Written task:
Output the full listing below exactly, without the pictures.

Records supplied:
───

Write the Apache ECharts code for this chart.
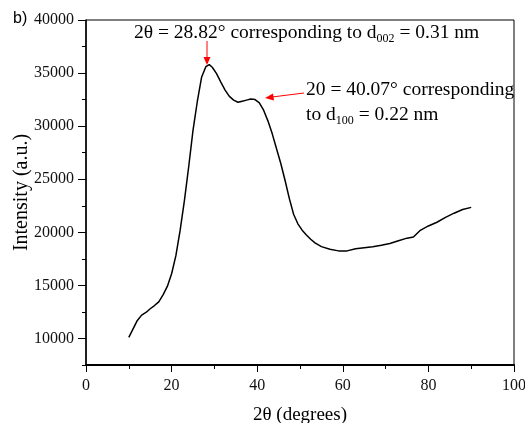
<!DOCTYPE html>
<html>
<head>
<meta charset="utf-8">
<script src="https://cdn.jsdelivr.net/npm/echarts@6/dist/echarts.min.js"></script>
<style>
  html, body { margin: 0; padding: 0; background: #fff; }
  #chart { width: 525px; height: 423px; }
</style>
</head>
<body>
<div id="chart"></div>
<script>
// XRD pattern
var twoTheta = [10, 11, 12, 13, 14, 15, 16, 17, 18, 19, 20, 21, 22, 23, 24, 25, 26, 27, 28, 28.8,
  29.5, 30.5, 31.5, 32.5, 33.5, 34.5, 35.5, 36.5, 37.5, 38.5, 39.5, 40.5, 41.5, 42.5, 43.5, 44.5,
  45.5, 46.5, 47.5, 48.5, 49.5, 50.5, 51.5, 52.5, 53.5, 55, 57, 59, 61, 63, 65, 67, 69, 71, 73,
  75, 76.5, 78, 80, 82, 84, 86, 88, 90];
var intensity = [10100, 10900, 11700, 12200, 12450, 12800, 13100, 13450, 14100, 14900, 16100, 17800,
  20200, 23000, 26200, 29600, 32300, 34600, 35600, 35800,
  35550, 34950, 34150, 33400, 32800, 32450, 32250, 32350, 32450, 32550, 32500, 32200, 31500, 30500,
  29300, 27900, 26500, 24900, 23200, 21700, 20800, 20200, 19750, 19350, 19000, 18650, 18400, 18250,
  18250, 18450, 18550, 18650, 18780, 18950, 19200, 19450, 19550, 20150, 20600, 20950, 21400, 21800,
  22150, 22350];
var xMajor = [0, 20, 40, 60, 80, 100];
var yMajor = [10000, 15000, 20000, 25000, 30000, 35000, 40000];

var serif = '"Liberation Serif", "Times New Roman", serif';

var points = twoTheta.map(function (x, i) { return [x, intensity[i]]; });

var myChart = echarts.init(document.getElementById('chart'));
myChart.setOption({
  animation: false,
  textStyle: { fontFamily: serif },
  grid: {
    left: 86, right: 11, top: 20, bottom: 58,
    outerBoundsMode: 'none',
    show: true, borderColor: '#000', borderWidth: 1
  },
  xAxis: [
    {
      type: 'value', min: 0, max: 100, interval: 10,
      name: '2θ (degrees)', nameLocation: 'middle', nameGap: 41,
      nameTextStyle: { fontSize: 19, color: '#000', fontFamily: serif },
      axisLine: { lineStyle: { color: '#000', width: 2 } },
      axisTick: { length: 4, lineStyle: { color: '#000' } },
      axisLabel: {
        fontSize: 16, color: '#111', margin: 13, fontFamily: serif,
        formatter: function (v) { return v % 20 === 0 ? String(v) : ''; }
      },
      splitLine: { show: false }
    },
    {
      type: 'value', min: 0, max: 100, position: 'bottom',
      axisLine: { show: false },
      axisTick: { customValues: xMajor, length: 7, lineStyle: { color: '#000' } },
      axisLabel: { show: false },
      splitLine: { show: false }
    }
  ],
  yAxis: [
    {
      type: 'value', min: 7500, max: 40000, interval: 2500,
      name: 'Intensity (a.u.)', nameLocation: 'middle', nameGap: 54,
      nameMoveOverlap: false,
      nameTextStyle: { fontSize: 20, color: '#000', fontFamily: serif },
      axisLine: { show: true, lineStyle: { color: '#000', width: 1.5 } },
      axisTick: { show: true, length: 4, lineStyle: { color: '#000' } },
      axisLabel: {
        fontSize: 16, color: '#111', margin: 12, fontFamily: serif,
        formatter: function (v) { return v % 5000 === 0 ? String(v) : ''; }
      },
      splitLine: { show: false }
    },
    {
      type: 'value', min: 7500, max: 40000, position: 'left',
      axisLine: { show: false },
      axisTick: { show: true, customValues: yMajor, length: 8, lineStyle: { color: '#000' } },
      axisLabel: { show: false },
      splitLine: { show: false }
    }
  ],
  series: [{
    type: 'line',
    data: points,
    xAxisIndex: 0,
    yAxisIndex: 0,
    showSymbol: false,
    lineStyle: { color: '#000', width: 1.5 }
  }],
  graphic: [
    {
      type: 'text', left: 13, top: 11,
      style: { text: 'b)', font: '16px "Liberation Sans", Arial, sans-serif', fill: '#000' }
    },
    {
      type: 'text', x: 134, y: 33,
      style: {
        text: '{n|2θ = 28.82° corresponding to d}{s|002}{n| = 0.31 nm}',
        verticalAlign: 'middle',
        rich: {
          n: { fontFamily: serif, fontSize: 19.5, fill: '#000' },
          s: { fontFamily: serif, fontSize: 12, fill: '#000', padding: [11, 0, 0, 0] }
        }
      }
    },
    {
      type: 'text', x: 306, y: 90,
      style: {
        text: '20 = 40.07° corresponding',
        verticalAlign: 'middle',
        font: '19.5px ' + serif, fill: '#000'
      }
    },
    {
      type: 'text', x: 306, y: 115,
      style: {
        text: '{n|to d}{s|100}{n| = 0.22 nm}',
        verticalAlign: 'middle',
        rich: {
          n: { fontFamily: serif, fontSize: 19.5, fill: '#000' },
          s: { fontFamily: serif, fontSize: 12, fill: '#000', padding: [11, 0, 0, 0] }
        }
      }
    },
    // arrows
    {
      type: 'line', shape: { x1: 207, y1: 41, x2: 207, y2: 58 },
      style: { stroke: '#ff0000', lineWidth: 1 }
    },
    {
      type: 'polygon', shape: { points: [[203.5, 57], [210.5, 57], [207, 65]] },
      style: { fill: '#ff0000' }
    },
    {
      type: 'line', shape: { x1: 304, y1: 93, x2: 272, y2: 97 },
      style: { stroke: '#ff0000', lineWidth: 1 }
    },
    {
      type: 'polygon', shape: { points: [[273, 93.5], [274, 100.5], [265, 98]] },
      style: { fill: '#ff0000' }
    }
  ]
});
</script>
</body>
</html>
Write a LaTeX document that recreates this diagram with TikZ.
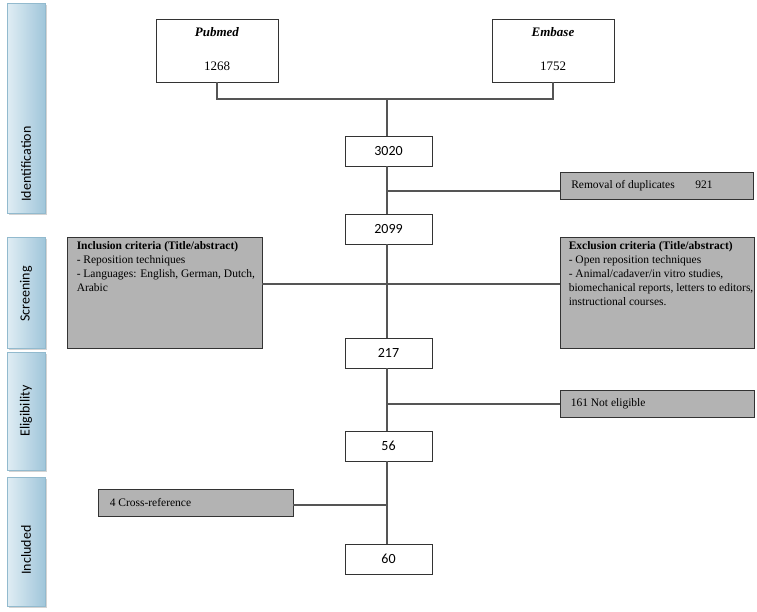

───

In response:
Write the Apache ECharts code for this chart.
<!DOCTYPE html>
<html>
<head>
<meta charset="utf-8">
<script src="https://cdn.jsdelivr.net/npm/echarts@6/dist/echarts.min.js"></script>
<style>
  html, body { margin: 0; padding: 0; background: #fff; }
  #chart { width: 525px; height: 423px; }
</style>
</head>
<body>
<div id="chart"></div>
<script>
// XRD pattern
var twoTheta = [10, 11, 12, 13, 14, 15, 16, 17, 18, 19, 20, 21, 22, 23, 24, 25, 26, 27, 28, 28.8,
  29.5, 30.5, 31.5, 32.5, 33.5, 34.5, 35.5, 36.5, 37.5, 38.5, 39.5, 40.5, 41.5, 42.5, 43.5, 44.5,
  45.5, 46.5, 47.5, 48.5, 49.5, 50.5, 51.5, 52.5, 53.5, 55, 57, 59, 61, 63, 65, 67, 69, 71, 73,
  75, 76.5, 78, 80, 82, 84, 86, 88, 90];
var intensity = [10100, 10900, 11700, 12200, 12450, 12800, 13100, 13450, 14100, 14900, 16100, 17800,
  20200, 23000, 26200, 29600, 32300, 34600, 35600, 35800,
  35550, 34950, 34150, 33400, 32800, 32450, 32250, 32350, 32450, 32550, 32500, 32200, 31500, 30500,
  29300, 27900, 26500, 24900, 23200, 21700, 20800, 20200, 19750, 19350, 19000, 18650, 18400, 18250,
  18250, 18450, 18550, 18650, 18780, 18950, 19200, 19450, 19550, 20150, 20600, 20950, 21400, 21800,
  22150, 22350];
var xMajor = [0, 20, 40, 60, 80, 100];
var yMajor = [10000, 15000, 20000, 25000, 30000, 35000, 40000];

var serif = '"Liberation Serif", "Times New Roman", serif';

var points = twoTheta.map(function (x, i) { return [x, intensity[i]]; });

var myChart = echarts.init(document.getElementById('chart'));
myChart.setOption({
  animation: false,
  textStyle: { fontFamily: serif },
  grid: {
    left: 86, right: 11, top: 20, bottom: 58,
    outerBoundsMode: 'none',
    show: true, borderColor: '#000', borderWidth: 1
  },
  xAxis: [
    {
      type: 'value', min: 0, max: 100, interval: 10,
      name: '2θ (degrees)', nameLocation: 'middle', nameGap: 41,
      nameTextStyle: { fontSize: 19, color: '#000', fontFamily: serif },
      axisLine: { lineStyle: { color: '#000', width: 2 } },
      axisTick: { length: 4, lineStyle: { color: '#000' } },
      axisLabel: {
        fontSize: 16, color: '#111', margin: 13, fontFamily: serif,
        formatter: function (v) { return v % 20 === 0 ? String(v) : ''; }
      },
      splitLine: { show: false }
    },
    {
      type: 'value', min: 0, max: 100, position: 'bottom',
      axisLine: { show: false },
      axisTick: { customValues: xMajor, length: 7, lineStyle: { color: '#000' } },
      axisLabel: { show: false },
      splitLine: { show: false }
    }
  ],
  yAxis: [
    {
      type: 'value', min: 7500, max: 40000, interval: 2500,
      name: 'Intensity (a.u.)', nameLocation: 'middle', nameGap: 54,
      nameMoveOverlap: false,
      nameTextStyle: { fontSize: 20, color: '#000', fontFamily: serif },
      axisLine: { show: true, lineStyle: { color: '#000', width: 1.5 } },
      axisTick: { show: true, length: 4, lineStyle: { color: '#000' } },
      axisLabel: {
        fontSize: 16, color: '#111', margin: 12, fontFamily: serif,
        formatter: function (v) { return v % 5000 === 0 ? String(v) : ''; }
      },
      splitLine: { show: false }
    },
    {
      type: 'value', min: 7500, max: 40000, position: 'left',
      axisLine: { show: false },
      axisTick: { show: true, customValues: yMajor, length: 8, lineStyle: { color: '#000' } },
      axisLabel: { show: false },
      splitLine: { show: false }
    }
  ],
  series: [{
    type: 'line',
    data: points,
    xAxisIndex: 0,
    yAxisIndex: 0,
    showSymbol: false,
    lineStyle: { color: '#000', width: 1.5 }
  }],
  graphic: [
    {
      type: 'text', left: 13, top: 11,
      style: { text: 'b)', font: '16px "Liberation Sans", Arial, sans-serif', fill: '#000' }
    },
    {
      type: 'text', x: 134, y: 33,
      style: {
        text: '{n|2θ = 28.82° corresponding to d}{s|002}{n| = 0.31 nm}',
        verticalAlign: 'middle',
        rich: {
          n: { fontFamily: serif, fontSize: 19.5, fill: '#000' },
          s: { fontFamily: serif, fontSize: 12, fill: '#000', padding: [11, 0, 0, 0] }
        }
      }
    },
    {
      type: 'text', x: 306, y: 90,
      style: {
        text: '20 = 40.07° corresponding',
        verticalAlign: 'middle',
        font: '19.5px ' + serif, fill: '#000'
      }
    },
    {
      type: 'text', x: 306, y: 115,
      style: {
        text: '{n|to d}{s|100}{n| = 0.22 nm}',
        verticalAlign: 'middle',
        rich: {
          n: { fontFamily: serif, fontSize: 19.5, fill: '#000' },
          s: { fontFamily: serif, fontSize: 12, fill: '#000', padding: [11, 0, 0, 0] }
        }
      }
    },
    // arrows
    {
      type: 'line', shape: { x1: 207, y1: 41, x2: 207, y2: 58 },
      style: { stroke: '#ff0000', lineWidth: 1 }
    },
    {
      type: 'polygon', shape: { points: [[203.5, 57], [210.5, 57], [207, 65]] },
      style: { fill: '#ff0000' }
    },
    {
      type: 'line', shape: { x1: 304, y1: 93, x2: 272, y2: 97 },
      style: { stroke: '#ff0000', lineWidth: 1 }
    },
    {
      type: 'polygon', shape: { points: [[273, 93.5], [274, 100.5], [265, 98]] },
      style: { fill: '#ff0000' }
    }
  ]
});
</script>
</body>
</html>
Write a LaTeX document that recreates this diagram with TikZ.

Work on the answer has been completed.